# GIVEN TASK:
Below is a listing to write out in full, exactly as given, without its pictures.

# SOURCE MATERIAL:
---
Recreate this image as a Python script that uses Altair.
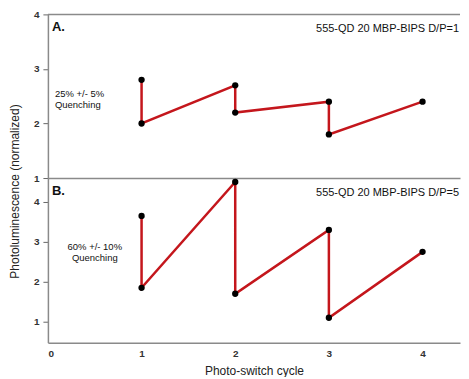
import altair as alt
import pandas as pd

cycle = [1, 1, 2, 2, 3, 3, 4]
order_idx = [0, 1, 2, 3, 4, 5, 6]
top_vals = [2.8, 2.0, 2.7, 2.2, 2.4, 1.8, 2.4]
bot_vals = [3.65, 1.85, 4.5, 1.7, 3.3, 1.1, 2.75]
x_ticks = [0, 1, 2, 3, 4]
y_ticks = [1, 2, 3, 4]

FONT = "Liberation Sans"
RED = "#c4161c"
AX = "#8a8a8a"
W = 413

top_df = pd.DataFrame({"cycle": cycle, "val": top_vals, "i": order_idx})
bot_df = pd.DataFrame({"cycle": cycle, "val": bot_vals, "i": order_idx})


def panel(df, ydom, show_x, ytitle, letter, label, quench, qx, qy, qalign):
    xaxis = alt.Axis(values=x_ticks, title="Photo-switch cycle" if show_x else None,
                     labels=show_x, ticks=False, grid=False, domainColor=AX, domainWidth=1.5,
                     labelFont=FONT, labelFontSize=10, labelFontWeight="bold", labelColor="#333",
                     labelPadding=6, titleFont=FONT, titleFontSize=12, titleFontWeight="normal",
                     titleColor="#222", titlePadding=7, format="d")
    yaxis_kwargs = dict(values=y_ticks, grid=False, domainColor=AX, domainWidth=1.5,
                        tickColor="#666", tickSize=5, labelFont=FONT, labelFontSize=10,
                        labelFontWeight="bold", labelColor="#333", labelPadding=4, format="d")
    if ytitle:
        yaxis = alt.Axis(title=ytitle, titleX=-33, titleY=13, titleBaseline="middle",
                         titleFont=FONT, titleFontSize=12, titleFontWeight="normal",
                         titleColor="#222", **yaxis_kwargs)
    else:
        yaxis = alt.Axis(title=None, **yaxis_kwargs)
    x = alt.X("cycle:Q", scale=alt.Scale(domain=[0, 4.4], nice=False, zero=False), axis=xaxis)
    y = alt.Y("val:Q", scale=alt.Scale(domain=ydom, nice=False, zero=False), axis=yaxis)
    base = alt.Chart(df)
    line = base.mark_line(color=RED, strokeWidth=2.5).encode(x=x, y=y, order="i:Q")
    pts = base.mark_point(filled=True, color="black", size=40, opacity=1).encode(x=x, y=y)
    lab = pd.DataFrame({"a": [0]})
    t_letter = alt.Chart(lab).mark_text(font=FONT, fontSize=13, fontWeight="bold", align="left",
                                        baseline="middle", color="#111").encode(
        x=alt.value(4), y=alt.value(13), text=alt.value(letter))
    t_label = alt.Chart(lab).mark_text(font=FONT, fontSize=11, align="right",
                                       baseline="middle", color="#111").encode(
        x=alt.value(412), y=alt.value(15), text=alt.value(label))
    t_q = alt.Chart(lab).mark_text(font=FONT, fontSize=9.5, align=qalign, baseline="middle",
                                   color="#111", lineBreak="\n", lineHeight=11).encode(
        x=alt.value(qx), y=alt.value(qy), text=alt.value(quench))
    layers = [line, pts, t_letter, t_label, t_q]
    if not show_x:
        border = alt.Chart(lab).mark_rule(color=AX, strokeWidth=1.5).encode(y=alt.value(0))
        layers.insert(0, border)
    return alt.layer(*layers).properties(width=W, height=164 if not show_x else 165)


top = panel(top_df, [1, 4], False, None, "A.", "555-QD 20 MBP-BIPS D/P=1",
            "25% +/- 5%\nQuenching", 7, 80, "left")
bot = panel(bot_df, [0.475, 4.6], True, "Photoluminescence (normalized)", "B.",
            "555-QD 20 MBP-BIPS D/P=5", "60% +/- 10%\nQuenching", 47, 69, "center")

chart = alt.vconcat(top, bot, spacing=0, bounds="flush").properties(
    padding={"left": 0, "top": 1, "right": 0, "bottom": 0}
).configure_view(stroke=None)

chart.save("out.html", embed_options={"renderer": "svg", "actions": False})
---
# ANSWER BELOW:
Recreate this image as a Python script that uses Altair.
import altair as alt
import pandas as pd

cycle = [1, 1, 2, 2, 3, 3, 4]
order_idx = [0, 1, 2, 3, 4, 5, 6]
top_vals = [2.8, 2.0, 2.7, 2.2, 2.4, 1.8, 2.4]
bot_vals = [3.65, 1.85, 4.5, 1.7, 3.3, 1.1, 2.75]
x_ticks = [0, 1, 2, 3, 4]
y_ticks = [1, 2, 3, 4]

FONT = "Liberation Sans"
RED = "#c4161c"
AX = "#8a8a8a"
W = 413

top_df = pd.DataFrame({"cycle": cycle, "val": top_vals, "i": order_idx})
bot_df = pd.DataFrame({"cycle": cycle, "val": bot_vals, "i": order_idx})


def panel(df, ydom, show_x, ytitle, letter, label, quench, qx, qy, qalign):
    xaxis = alt.Axis(values=x_ticks, title="Photo-switch cycle" if show_x else None,
                     labels=show_x, ticks=False, grid=False, domainColor=AX, domainWidth=1.5,
                     labelFont=FONT, labelFontSize=10, labelFontWeight="bold", labelColor="#333",
                     labelPadding=6, titleFont=FONT, titleFontSize=12, titleFontWeight="normal",
                     titleColor="#222", titlePadding=7, format="d")
    yaxis_kwargs = dict(values=y_ticks, grid=False, domainColor=AX, domainWidth=1.5,
                        tickColor="#666", tickSize=5, labelFont=FONT, labelFontSize=10,
                        labelFontWeight="bold", labelColor="#333", labelPadding=4, format="d")
    if ytitle:
        yaxis = alt.Axis(title=ytitle, titleX=-33, titleY=13, titleBaseline="middle",
                         titleFont=FONT, titleFontSize=12, titleFontWeight="normal",
                         titleColor="#222", **yaxis_kwargs)
    else:
        yaxis = alt.Axis(title=None, **yaxis_kwargs)
    x = alt.X("cycle:Q", scale=alt.Scale(domain=[0, 4.4], nice=False, zero=False), axis=xaxis)
    y = alt.Y("val:Q", scale=alt.Scale(domain=ydom, nice=False, zero=False), axis=yaxis)
    base = alt.Chart(df)
    line = base.mark_line(color=RED, strokeWidth=2.5).encode(x=x, y=y, order="i:Q")
    pts = base.mark_point(filled=True, color="black", size=40, opacity=1).encode(x=x, y=y)
    lab = pd.DataFrame({"a": [0]})
    t_letter = alt.Chart(lab).mark_text(font=FONT, fontSize=13, fontWeight="bold", align="left",
                                        baseline="middle", color="#111").encode(
        x=alt.value(4), y=alt.value(13), text=alt.value(letter))
    t_label = alt.Chart(lab).mark_text(font=FONT, fontSize=11, align="right",
                                       baseline="middle", color="#111").encode(
        x=alt.value(412), y=alt.value(15), text=alt.value(label))
    t_q = alt.Chart(lab).mark_text(font=FONT, fontSize=9.5, align=qalign, baseline="middle",
                                   color="#111", lineBreak="\n", lineHeight=11).encode(
        x=alt.value(qx), y=alt.value(qy), text=alt.value(quench))
    layers = [line, pts, t_letter, t_label, t_q]
    if not show_x:
        border = alt.Chart(lab).mark_rule(color=AX, strokeWidth=1.5).encode(y=alt.value(0))
        layers.insert(0, border)
    return alt.layer(*layers).properties(width=W, height=164 if not show_x else 165)


top = panel(top_df, [1, 4], False, None, "A.", "555-QD 20 MBP-BIPS D/P=1",
            "25% +/- 5%\nQuenching", 7, 80, "left")
bot = panel(bot_df, [0.475, 4.6], True, "Photoluminescence (normalized)", "B.",
            "555-QD 20 MBP-BIPS D/P=5", "60% +/- 10%\nQuenching", 47, 69, "center")

chart = alt.vconcat(top, bot, spacing=0, bounds="flush").properties(
    padding={"left": 0, "top": 1, "right": 0, "bottom": 0}
).configure_view(stroke=None)

chart.save("out.html", embed_options={"renderer": "svg", "actions": False})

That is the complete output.